In 1974, in response to the tumult of the Vietnam War, Oliveros published a series of text-scores called “Sonic Meditations,” a precursor to her deep listening theory. The project explores how body-centered sound exercises can foster focused perception. Oliveros developed “Sonic Meditations” from gatherings of women she organized at her home. In these meetings, the group, which emerged in the context of the women’s liberation movement, would do breathwork, write in journals and practice kinetic awareness exercises each week. The experience was designed to be collective, using intimacy and introspection to nurture a sense of healing.

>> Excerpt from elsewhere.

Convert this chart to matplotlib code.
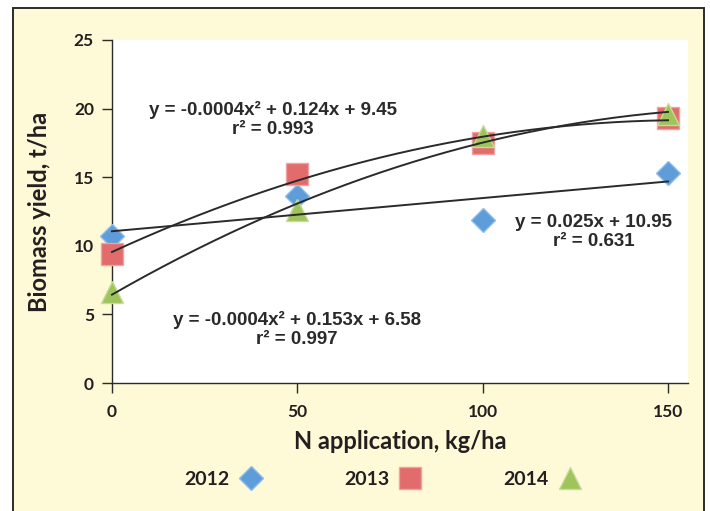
import numpy as np
import matplotlib
matplotlib.use("Agg")
import matplotlib.pyplot as plt
from matplotlib.lines import Line2D
from matplotlib.patches import Rectangle

# ---- data ----
n_rate = [0, 50, 100, 150]
y2012 = [10.7, 13.6, 11.9, 15.3]
y2013 = [9.4, 15.2, 17.5, 19.3]
y2014 = [6.6, 12.6, 18.0, 19.6]
years = ["2012", "2013", "2014"]
eq2012 = "y = 0.025x + 10.95\nr² = 0.631"
eq2013 = "y = -0.0004x² + 0.124x + 9.45\nr² = 0.993"
eq2014 = "y = -0.0004x² + 0.153x + 6.58\nr² = 0.997"
x_ticks = [0, 50, 100, 150]
y_ticks = [0, 5, 10, 15, 20, 25]

W, H = 710, 511
fig = plt.figure(figsize=(W / 100, H / 100), dpi=100)
fig.patch.set_facecolor("white")

# cream panel with dark frame
panel = Rectangle((13 / W, -0.01), (704 - 13) / W, 1 - 8 / H + 0.01,
                  transform=fig.transFigure, facecolor="#FEF9D6",
                  edgecolor="#2b2b2b", linewidth=1.4, zorder=-10)
fig.add_artist(panel)

ax = fig.add_axes([112 / W, 1 - 383 / H, (688 - 112) / W, (383 - 40) / H])
ax.set_zorder(1)
ax.set_facecolor("white")
ax.set_xlim(0, 155.4)
ax.set_ylim(0, 25)
for s in ["top", "right"]:
    ax.spines[s].set_visible(False)
for s in ["left", "bottom"]:
    ax.spines[s].set_color("#2b2b2b")
    ax.spines[s].set_linewidth(1.0)
ax.set_xticks(x_ticks)
ax.set_yticks(y_ticks)
tickfont = dict(family="Lato", weight="bold", size=12.5)
ax.set_xticklabels([str(t) for t in x_ticks], **tickfont, color="#231F20")
ax.set_yticklabels([str(t) for t in y_ticks], **tickfont, color="#231F20")
ax.tick_params(axis="x", direction="out", length=7, width=1.0, color="#2b2b2b", pad=8)
ax.tick_params(axis="y", direction="out", length=7, width=1.0, color="#2b2b2b", pad=6)

labfont = dict(family="Lato", weight="bold", size=17, color="#231F20")
ax.set_xlabel("N application, kg/ha", labelpad=7, **labfont)
ax.set_ylabel("Biomass yield, t/ha", labelpad=16, **labfont)

styles = {
    "2012": dict(marker="D", ms=12, mfc="#5E9CDA", mec="#8FBCE9"),
    "2013": dict(marker="s", ms=16, mfc="#E26B6B", mec="#F0A2A2"),
    "2014": dict(marker="^", ms=15.5, mfc="#9FC45B", mec="#C5DD98"),
}
series = {"2012": y2012, "2013": y2013, "2014": y2014}
xs = np.array(n_rate, dtype=float)
xx = np.linspace(0, 150, 200)
for yr in years:
    ax.plot(n_rate, series[yr], linestyle="none", mew=1, clip_on=False, zorder=3, **styles[yr])

# trendlines
deg = {"2012": 1, "2013": 2, "2014": 2}
for yr in years:
    c = np.polyfit(xs, np.array(series[yr]), deg[yr])
    ax.plot(xx, np.polyval(c, xx), color="#2a2a2a", lw=1.4, zorder=4, clip_on=False)

eqfont = dict(family=["Liberation Sans Narrow", "Liberation Sans"], weight="bold", size=13.5,
              color="#2a2a2a", ha="center", va="center", linespacing=1.2, zorder=5)
ax.text(43.5, 19.2, eq2013, **eqfont)
ax.text(49.8, 3.9, eq2014, **eqfont)
ax.text(130, 11.0, eq2012, **eqfont)

handles = [Line2D([], [], linestyle="none", mew=1, **styles[yr]) for yr in years]
leg = fig.legend(handles, years, loc="center", bbox_to_anchor=(383 / W, 1 - 479 / H),
                 ncol=3, frameon=False, markerfirst=False, handlelength=1.2,
                 handletextpad=0.5, columnspacing=4.2,
                 prop=dict(family="Lato", weight="bold", size=14))
for t in leg.get_texts():
    t.set_color("#231F20")

fig.savefig("out.png", dpi=100, facecolor=fig.get_facecolor())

I practiced deep listening with my “if you need to breathe” playlist, especially with the new-age innovator Laraaji’s composition “Being Here.” It is hard to pinpoint exactly when “Being Here” clicks: maybe it’s at the 10-minute mark, or the 15-minute mark or even at its beatific, 25-minute close. Laraaji, who has been releasing music since the late 1970s, produces aural glossolalia — divine, luminescent melodic debris. Listening to his music, I am held in an unspoken embrace with his vision of the present, notes refracting like sunlight caressing the azure waters of the ocean. This is music that curls into the ears, mutating into an imagined Elysium, stopping time and space. It’s not just scenery, not a simple balm for immeasurable pain.